Exercise directions ▸
Give back the full listing, character for character, with no pictures.

Source data ▸
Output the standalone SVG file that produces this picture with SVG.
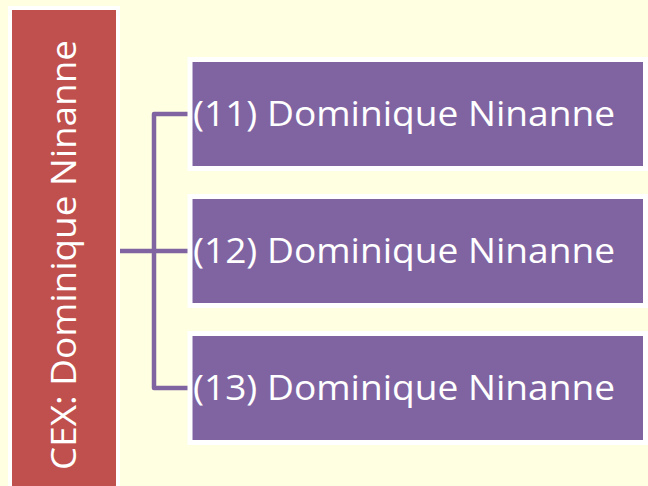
<svg xmlns="http://www.w3.org/2000/svg" width="648" height="486" viewBox="0 0 648 486">
  <style>
    .lbl { font-family: "Open Sans", "Liberation Sans", sans-serif; font-size: 35px; fill: #FFFFFF; }
    .child { fill: #8064A2; stroke: #FFFFFF; stroke-width: 5; }
    .conn { fill: none; stroke: #8064A2; stroke-width: 4.5; stroke-linejoin: round; stroke-linecap: butt; }
  </style>
  <rect x="0" y="0" width="648" height="486" fill="#FFFFE1"/>
  <g id="connectors">
    <path class="conn" d="M120,251 H154"/>
    <path class="conn" d="M189,114 H154 V388 H189"/>
    <path class="conn" d="M154,251 H189"/>
  </g>
  <g id="root">
    <rect x="10" y="8" width="108" height="500" fill="#C0504D" stroke="#FFFFFF" stroke-width="4"/>
    <text class="lbl" transform="translate(76,255) rotate(-90)" text-anchor="middle" textLength="430" lengthAdjust="spacingAndGlyphs">CEX: Dominique Ninanne</text>
  </g>
  <g id="node11">
    <rect class="child" x="190" y="59.5" width="455.5" height="109"/>
    <text class="lbl" x="193" y="126" textLength="422" lengthAdjust="spacingAndGlyphs">(11) Dominique Ninanne</text>
  </g>
  <g id="node12">
    <rect class="child" x="190" y="196.5" width="455.5" height="109"/>
    <text class="lbl" x="193" y="263" textLength="422" lengthAdjust="spacingAndGlyphs">(12) Dominique Ninanne</text>
  </g>
  <g id="node13">
    <rect class="child" x="190" y="333.5" width="455.5" height="109"/>
    <text class="lbl" x="193" y="400" textLength="422" lengthAdjust="spacingAndGlyphs">(13) Dominique Ninanne</text>
  </g>
</svg>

Solution for this problem ▸
Output the standalone SVG file that produces this picture with SVG.
<svg xmlns="http://www.w3.org/2000/svg" width="648" height="486" viewBox="0 0 648 486">
  <style>
    .lbl { font-family: "Open Sans", "Liberation Sans", sans-serif; font-size: 35px; fill: #FFFFFF; }
    .child { fill: #8064A2; stroke: #FFFFFF; stroke-width: 5; }
    .conn { fill: none; stroke: #8064A2; stroke-width: 4.5; stroke-linejoin: round; stroke-linecap: butt; }
  </style>
  <rect x="0" y="0" width="648" height="486" fill="#FFFFE1"/>
  <g id="connectors">
    <path class="conn" d="M120,251 H154"/>
    <path class="conn" d="M189,114 H154 V388 H189"/>
    <path class="conn" d="M154,251 H189"/>
  </g>
  <g id="root">
    <rect x="10" y="8" width="108" height="500" fill="#C0504D" stroke="#FFFFFF" stroke-width="4"/>
    <text class="lbl" transform="translate(76,255) rotate(-90)" text-anchor="middle" textLength="430" lengthAdjust="spacingAndGlyphs">CEX: Dominique Ninanne</text>
  </g>
  <g id="node11">
    <rect class="child" x="190" y="59.5" width="455.5" height="109"/>
    <text class="lbl" x="193" y="126" textLength="422" lengthAdjust="spacingAndGlyphs">(11) Dominique Ninanne</text>
  </g>
  <g id="node12">
    <rect class="child" x="190" y="196.5" width="455.5" height="109"/>
    <text class="lbl" x="193" y="263" textLength="422" lengthAdjust="spacingAndGlyphs">(12) Dominique Ninanne</text>
  </g>
  <g id="node13">
    <rect class="child" x="190" y="333.5" width="455.5" height="109"/>
    <text class="lbl" x="193" y="400" textLength="422" lengthAdjust="spacingAndGlyphs">(13) Dominique Ninanne</text>
  </g>
</svg>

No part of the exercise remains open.